L’interesse di Pontecorvo verso gli ultimi e il loro riscatto è percepibile anche quando il suo stile viene imbrigliato da ragioni produttive. È il caso de La grande strada azzurra (1957 ), tratto dal romanzo Squarciò di Franco Solinas, sceneggiatore del film. Pontecorvo aveva in mente di realizzare un film sul modello de La terra trema di Luchino Visconti, ma la produzione trasforma il progetto iniziale del regista in una sorta di commedia sentimentale anni ‘50. Pontecorvo, comunque, riesce a conservare anche in questo caso la sua forza ideologica. Protagonista del film è Squarciò, un pescatore di frodo (interpretato dall’attore italo-francese, Yves Montand). Anche Squarciò è un ultimo, vive ai confini del suo villaggio e per garantire un certo benessere a sua moglie e ai suoi figli commette azioni ai danni della comunità, rappresentata questa volta dai pescatori; ma anche in Squarciò avviene il riscatto, nel finale del film, con la sua morte, quando “restituisce” i propri figli alla comunità dei pescatori, rinunciando alla pesca illegale con l’uso degli esplosivi.

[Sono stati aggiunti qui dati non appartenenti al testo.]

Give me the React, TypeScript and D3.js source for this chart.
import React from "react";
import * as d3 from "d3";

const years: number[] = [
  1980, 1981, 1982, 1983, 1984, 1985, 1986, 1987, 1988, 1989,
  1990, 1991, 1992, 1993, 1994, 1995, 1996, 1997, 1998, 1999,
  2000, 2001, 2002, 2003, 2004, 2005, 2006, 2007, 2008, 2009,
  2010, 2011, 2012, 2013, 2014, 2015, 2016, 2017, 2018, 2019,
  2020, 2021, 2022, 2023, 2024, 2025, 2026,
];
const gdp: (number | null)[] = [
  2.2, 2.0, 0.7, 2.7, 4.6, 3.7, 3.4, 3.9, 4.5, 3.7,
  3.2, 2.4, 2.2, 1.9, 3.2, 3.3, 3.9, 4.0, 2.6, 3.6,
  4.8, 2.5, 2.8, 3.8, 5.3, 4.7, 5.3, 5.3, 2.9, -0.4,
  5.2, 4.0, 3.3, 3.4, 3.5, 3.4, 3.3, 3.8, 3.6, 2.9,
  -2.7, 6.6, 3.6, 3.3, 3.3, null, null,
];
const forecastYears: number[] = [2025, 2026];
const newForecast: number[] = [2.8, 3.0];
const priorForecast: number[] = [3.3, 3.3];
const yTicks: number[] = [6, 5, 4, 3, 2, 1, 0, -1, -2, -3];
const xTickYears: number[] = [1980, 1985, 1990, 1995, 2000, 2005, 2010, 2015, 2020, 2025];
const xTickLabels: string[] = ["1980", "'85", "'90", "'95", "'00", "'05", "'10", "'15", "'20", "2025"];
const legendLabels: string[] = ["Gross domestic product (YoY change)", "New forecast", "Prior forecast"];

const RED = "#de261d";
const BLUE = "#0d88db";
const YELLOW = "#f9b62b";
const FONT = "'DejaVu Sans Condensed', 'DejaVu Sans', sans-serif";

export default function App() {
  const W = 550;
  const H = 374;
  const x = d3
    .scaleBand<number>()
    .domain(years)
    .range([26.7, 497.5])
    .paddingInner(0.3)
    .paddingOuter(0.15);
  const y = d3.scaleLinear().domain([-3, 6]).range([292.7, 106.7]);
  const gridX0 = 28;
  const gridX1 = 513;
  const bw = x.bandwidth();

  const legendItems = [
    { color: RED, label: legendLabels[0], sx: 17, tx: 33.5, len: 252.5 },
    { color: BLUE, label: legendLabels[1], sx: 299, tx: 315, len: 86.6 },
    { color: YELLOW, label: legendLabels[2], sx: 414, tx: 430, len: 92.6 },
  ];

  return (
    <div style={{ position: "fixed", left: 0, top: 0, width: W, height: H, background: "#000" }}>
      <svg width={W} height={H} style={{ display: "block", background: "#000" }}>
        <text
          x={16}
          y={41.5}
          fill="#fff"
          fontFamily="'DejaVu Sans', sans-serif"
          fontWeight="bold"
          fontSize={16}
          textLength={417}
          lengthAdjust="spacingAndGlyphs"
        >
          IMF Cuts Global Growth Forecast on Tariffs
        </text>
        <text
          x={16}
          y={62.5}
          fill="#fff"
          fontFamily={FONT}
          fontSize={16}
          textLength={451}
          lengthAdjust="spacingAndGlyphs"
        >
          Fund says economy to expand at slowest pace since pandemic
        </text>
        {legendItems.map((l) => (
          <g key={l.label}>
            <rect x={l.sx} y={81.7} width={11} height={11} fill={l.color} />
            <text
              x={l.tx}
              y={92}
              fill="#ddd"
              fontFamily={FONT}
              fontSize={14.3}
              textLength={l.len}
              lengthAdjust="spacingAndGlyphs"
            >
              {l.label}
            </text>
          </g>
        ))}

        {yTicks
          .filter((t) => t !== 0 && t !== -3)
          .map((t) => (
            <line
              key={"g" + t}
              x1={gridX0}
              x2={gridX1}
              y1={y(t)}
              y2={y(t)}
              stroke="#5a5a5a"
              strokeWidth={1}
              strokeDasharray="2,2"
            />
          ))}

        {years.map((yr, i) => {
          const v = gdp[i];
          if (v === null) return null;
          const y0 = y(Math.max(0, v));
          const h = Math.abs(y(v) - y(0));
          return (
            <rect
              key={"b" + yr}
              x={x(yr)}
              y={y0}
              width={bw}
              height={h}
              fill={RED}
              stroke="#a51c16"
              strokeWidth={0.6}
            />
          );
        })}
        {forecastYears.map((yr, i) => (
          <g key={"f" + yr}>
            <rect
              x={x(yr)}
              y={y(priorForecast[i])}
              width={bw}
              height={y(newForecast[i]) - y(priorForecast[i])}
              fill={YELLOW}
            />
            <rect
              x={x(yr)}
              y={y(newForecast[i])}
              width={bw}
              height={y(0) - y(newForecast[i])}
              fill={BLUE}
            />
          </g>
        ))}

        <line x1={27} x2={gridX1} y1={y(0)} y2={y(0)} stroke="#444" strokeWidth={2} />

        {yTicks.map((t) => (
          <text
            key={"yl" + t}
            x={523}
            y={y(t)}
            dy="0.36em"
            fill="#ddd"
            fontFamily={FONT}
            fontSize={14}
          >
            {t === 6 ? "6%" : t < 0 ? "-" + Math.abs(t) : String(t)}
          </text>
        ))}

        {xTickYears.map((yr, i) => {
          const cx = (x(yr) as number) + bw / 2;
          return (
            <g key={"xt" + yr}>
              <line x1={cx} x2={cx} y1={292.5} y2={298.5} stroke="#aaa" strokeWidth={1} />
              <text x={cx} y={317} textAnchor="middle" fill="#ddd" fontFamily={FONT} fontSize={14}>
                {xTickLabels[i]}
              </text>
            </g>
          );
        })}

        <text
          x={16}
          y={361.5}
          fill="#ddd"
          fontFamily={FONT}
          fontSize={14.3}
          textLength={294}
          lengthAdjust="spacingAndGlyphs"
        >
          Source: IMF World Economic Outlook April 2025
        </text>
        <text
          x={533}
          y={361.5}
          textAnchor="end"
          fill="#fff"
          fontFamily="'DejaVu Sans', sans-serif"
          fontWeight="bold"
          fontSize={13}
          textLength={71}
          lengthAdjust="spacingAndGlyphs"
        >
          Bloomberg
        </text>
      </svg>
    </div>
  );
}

Pontecorvo, con la sua forza ideologica, diventa anche un innovatore, essendo tra i primi cineasti ad affrontare il tema della Shoah nel cinema di finzione. E lo fa con Kapò (1959): protagonista è una ragazzina ebrea deportata in un campo di concentramento nazista. Come in Giovanna, anche per Kapò la protagonista è doppiamente “un ultimo”, donna e ebrea alla totale mercè dei nazisti. Edith-Nicole, la protagonista, interpretata da Susan Strasberg, dopo aver “scelto” di perdere ogni dignità per entrare nelle grazie dei nazisti, come Squarciò va verso la morte per permettere agli altri deportati di scappare dal campo. Come per Squarciò, anche per Edith, la morte non è un semplice sacrificio, ma rappresenta il riscatto personale e collettivo.

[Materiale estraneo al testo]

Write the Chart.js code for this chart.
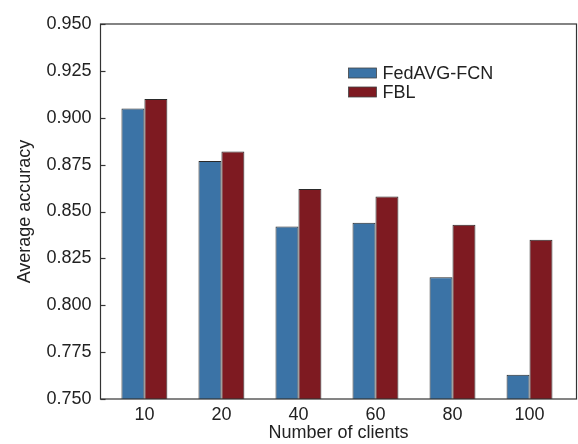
<!DOCTYPE html>
<html>
<head>
<meta charset="utf-8">
<script src="https://cdn.jsdelivr.net/npm/chart.js@4/dist/chart.umd.min.js"></script>
<style>
    html, body { margin: 0; padding: 0; background: #fff; }
    #wrap { width: 578px; height: 444px; }
</style>
</head>
<body>
<div id="wrap"><canvas id="accuracy"></canvas></div>
<script>
// data
const clients = ['10', '20', '40', '60', '80', '100'];
const positions = [1, 2, 3, 4, 5, 6];
const fedavgFcn = [0.905, 0.877, 0.842, 0.844, 0.815, 0.763];
const fbl = [0.910, 0.882, 0.862, 0.858, 0.843, 0.835];
const yTicks = [0.750, 0.775, 0.800, 0.825, 0.850, 0.875, 0.900, 0.925, 0.950];

const blue = '#3b73a6';
const red = '#7e1a21';
const fontFam = 'Arial, "Liberation Sans", Helvetica, sans-serif';

// frame, inward ticks and legend in the plot box
const boxPlugin = {
    id: 'box',
    afterDraw(chart) {
        const ctx = chart.ctx;
        const a = chart.chartArea;
        const y = chart.scales.y;
        ctx.save();
        ctx.strokeStyle = '#333';
        ctx.lineWidth = 1.2;
        ctx.strokeRect(a.left, a.top, a.right - a.left, a.bottom - a.top);
        yTicks.forEach(v => {
            const py = Math.round(y.getPixelForValue(v)) + 0.5;
            ctx.beginPath();
            ctx.moveTo(a.left, py);
            ctx.lineTo(a.left + 5, py);
            ctx.stroke();
        });

        // legend
        const lx = a.left + 248, ly = a.top + 44;
        chart.data.datasets.forEach((ds, i) => {
            const yy = ly + i * 19;
            ctx.fillStyle = ds.backgroundColor;
            ctx.fillRect(lx, yy, 28, 10);
            ctx.strokeStyle = '#444';
            ctx.lineWidth = 0.8;
            ctx.strokeRect(lx, yy, 28, 10);
            ctx.fillStyle = '#222';
            ctx.font = '18px ' + fontFam;
            ctx.textBaseline = 'middle';
            ctx.textAlign = 'left';
            ctx.fillText(ds.label, lx + 34, yy + 6);
        });
        ctx.restore();
    }
};

new Chart(document.getElementById('accuracy'), {
    type: 'bar',
    data: {
        datasets: [{
            label: 'FedAVG-FCN',
            data: positions.map((p, i) => ({x: p, y: fedavgFcn[i]})),
            backgroundColor: blue,
            borderColor: '#2a2a2a',
            borderWidth: 1,
            barPercentage: 1,
            categoryPercentage: 0.596
        }, {
            label: 'FBL',
            data: positions.map((p, i) => ({x: p, y: fbl[i]})),
            backgroundColor: red,
            borderColor: '#2a2a2a',
            borderWidth: 1,
            barPercentage: 1,
            categoryPercentage: 0.596
        }]
    },
    options: {
        responsive: true,
        maintainAspectRatio: false,
        animation: false,
        layout: { padding: { top: 24, right: 1.5, left: 0, bottom: 0 } },
        plugins: {
            legend: { display: false },
            tooltip: { enabled: false }
        },
        scales: {
            x: {
                type: 'linear',
                offset: false,
                min: 0.43,
                max: 6.61,
                grid: { display: false, drawTicks: false, offset: false },
                border: { display: false },
                afterFit: s => { s.height = 45; },
                afterBuildTicks: s => { s.ticks = positions.map(v => ({value: v})); },
                ticks: {
                    padding: 5,
                    color: '#222',
                    font: { size: 18, family: fontFam },
                    callback: (v) => clients[positions.indexOf(v)]
                },
                title: {
                    display: true,
                    text: 'Number of clients',
                    color: '#222',
                    font: { size: 18, family: fontFam },
                    padding: { top: 0, bottom: 0 }
                }
            },
            y: {
                min: 0.75,
                max: 0.95,
                grid: { display: false, drawTicks: false },
                border: { display: false },
                afterFit: s => { s.width = 100.5; },
                afterBuildTicks: s => { s.ticks = yTicks.map(v => ({value: v})); },
                ticks: {
                    padding: 9,
                    color: '#222',
                    font: { size: 18, family: fontFam },
                    callback: v => v.toFixed(3)
                },
                title: {
                    display: true,
                    text: 'Average accuracy',
                    color: '#222',
                    font: { size: 18, family: fontFam },
                    padding: { top: 14, bottom: 0 }
                }
            }
        }
    },
    plugins: [boxPlugin]
});
</script>
</body>
</html>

Anche i suoi ultimi due film, Queimada (1969), con Marlon Brando, e Ogro (1979) con Gian Maria Volontè, sono dedicati agli ultimi e al loro riscatto. In Queimada, Pontecorvo affronta lo spinoso tema del colonialismo e qui il riscatto dell’ultimo avviene in Josè Dolores, che con la sua morte pone le premesse per la conquista della libertà del suo popolo di “schiavi negri”, sottomesso al mondo occidentale dei bianchi. In Ogro gli ultimi sono i terroristi Baschi, che lottano per liberare la propria terra. In questo ultimo film di Pontecorvo, però, il riscatto non è la libertà di un popolo o di una comunità, ma la rinuncia alla lotta armata.

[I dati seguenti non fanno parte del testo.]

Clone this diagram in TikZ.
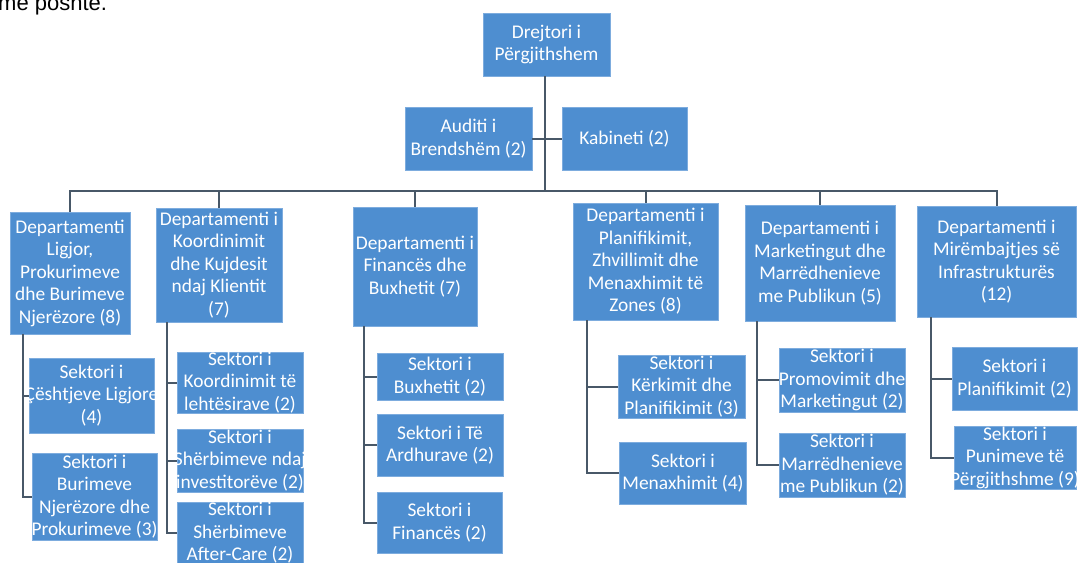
\documentclass[tikz,border=0pt]{standalone}
\usepackage{fontspec}
\setmainfont{Carlito}
\newfontfamily\capfont{Liberation Sans}
\definecolor{boxblue}{RGB}{78,142,208}
\definecolor{boxedge}{RGB}{125,172,222}
\definecolor{linegray}{RGB}{72,88,104}
\tikzset{
  box/.style={fill=boxblue, draw=boxedge, line width=0.6pt, inner sep=0pt},
  lbl/.style={text=white, align=center, inner sep=0pt, font=\fontsize{19.4}{22.5}\selectfont},
  conn/.style={draw=linegray, line width=2pt},
}
\newcommand{\orgbox}[6]{% name, cx, cy, w, h, text
  \node[box, minimum width=#4pt, minimum height=#5pt,
        label={[lbl, name=#1-t]center:{#6}}] (#1) at (#2,#3) {};}
\begin{document}
\begin{tikzpicture}[x=1pt, y=-1pt]
\useasboundingbox[fill=white] (0,0) rectangle (1078,562);
% caption fragment
\node[anchor=base west, inner sep=0pt, font=\capfont\fontsize{22}{26}\selectfont] (cap) at (-2,10) {me poshtë.};
% boxes
\orgbox{top}{546.5}{44.5}{127}{63}{Drejtori i\\Përgjithshem}
\orgbox{aud}{468.5}{138.5}{127}{63}{Auditi i\\Brendshëm (2)}
\orgbox{kab}{624.5}{138.5}{125}{63}{Kabineti (2)}
\orgbox{d1}{70}{273}{120}{122}{Departamenti\\Ligjor,\\Prokurimeve\\dhe Burimeve\\Njerëzore (8)}
\orgbox{d2}{219}{265}{126}{114}{Departamenti i\\Koordinimit\\dhe Kujdesit\\ndaj Klientit\\(7)}
\orgbox{d3}{415}{266.5}{124}{119}{Departamenti i\\Financës dhe\\Buxhetit (7)}
\orgbox{d4}{645.5}{261.5}{145}{117}{Departamenti i\\Planifikimit,\\Zhvillimit dhe\\Menaxhimit të\\Zones (8)}
\orgbox{d5}{820}{263}{150}{116}{Departamenti i\\Marketingut dhe\\Marrëdhenieve\\me Publikun (5)}
\orgbox{d6}{996.5}{261.5}{159}{111}{Departamenti i\\Mirëmbajtjes së\\Infrastrukturës\\(12)}
\orgbox{s1a}{91.5}{395.5}{125}{75}{Sektori i\\Çështjeve Ligjore\\(4)}
\orgbox{s1b}{94.5}{496.5}{125}{87}{Sektori i\\Burimeve\\Njerëzore dhe\\Prokurimeve (3)}
\orgbox{s2a}{240}{382.5}{126}{61}{Sektori i\\Koordinimit të\\lehtësirave (2)}
\orgbox{s2b}{240}{460.5}{126}{63}{Sektori i\\Shërbimeve ndaj\\investitorëve (2)}
\orgbox{s2c}{240}{533}{126}{62}{Sektori i\\Shërbimeve\\After-Care (2)}
\orgbox{s3a}{440}{376.5}{126}{47}{Sektori i\\Buxhetit (2)}
\orgbox{s3b}{440}{445}{126}{62}{Sektori i Të\\Ardhurave (2)}
\orgbox{s3c}{439.5}{522.5}{125}{61}{Sektori i\\Financës (2)}
\orgbox{s4a}{681.5}{386.5}{127}{63}{Sektori i\\Kërkimit dhe\\Planifikimit (3)}
\orgbox{s4b}{683}{473}{127}{62}{Sektori i\\Menaxhimit (4)}
\orgbox{s5a}{842}{380}{126}{64}{Sektori i\\Promovimit dhe\\Marketingut (2)}
\orgbox{s5b}{842}{465}{126}{64}{Sektori i\\Marrëdhenieve\\me Publikun (2)}
\orgbox{s6a}{1014.5}{378.5}{125}{63}{Sektori i\\Planifikimit (2)}
\orgbox{s6b}{1015}{457.5}{122}{63}{Sektori i\\Punimeve të\\Përgjithshme (9)}
% connectors
\coordinate (bus) at (545,191);
\coordinate (tr) at (545,76);
\coordinate (v1) at (23,334);
\coordinate (v2) at (167,322);
\coordinate (v3) at (364,326);
\coordinate (v4) at (587,320);
\coordinate (v5) at (757,321);
\coordinate (v6) at (931,317);
\draw[conn] (tr) -- (bus);
\draw[conn] (aud.east) -- (kab.west);
\foreach \d in {d1,d2,d3,d4,d5,d6}{\draw[conn] (\d.north) |- (bus);}
\draw[conn] (v1) |- (s1a.west); \draw[conn] (v1) |- (s1b.west);
\draw[conn] (v2) |- (s2a.west); \draw[conn] (v2) |- (s2b.west); \draw[conn] (v2) |- (s2c.west);
\draw[conn] (v3) |- (s3a.west); \draw[conn] (v3) |- (s3b.west); \draw[conn] (v3) |- (s3c.west);
\draw[conn] (v4) |- (s4a.west); \draw[conn] (v4) |- (s4b.west);
\draw[conn] (v5) |- (s5a.west); \draw[conn] (v5) |- (s5b.west);
\draw[conn] (v6) |- (s6a.west); \draw[conn] (v6) |- (s6b.west);
\end{tikzpicture}
\end{document}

Solo in Giovanna e in La lunga strada azzurra, Pontecorvo affronta direttamente problematiche relative alla società italiana, ma anche quando documenta realtà al di fuori dei confini nazionali sembra riferirsi al nostro paese e in particolar modo allo scontro ideologico, nato proprio durante la Resistenza partigiana e ampliato nel corso degli anni ‘60 e 70’ del scolo scorso, con le lotte studentesche e operaie. Il suo è senza dubbio un cinema politico, ma supera anche i confini del genere, laddove costruisce un discorso più ampio e giunge a conseguenze di tipo metafisico sul ruolo dell’Uomo e il suo rapporto con la Storia e la contro-Storia.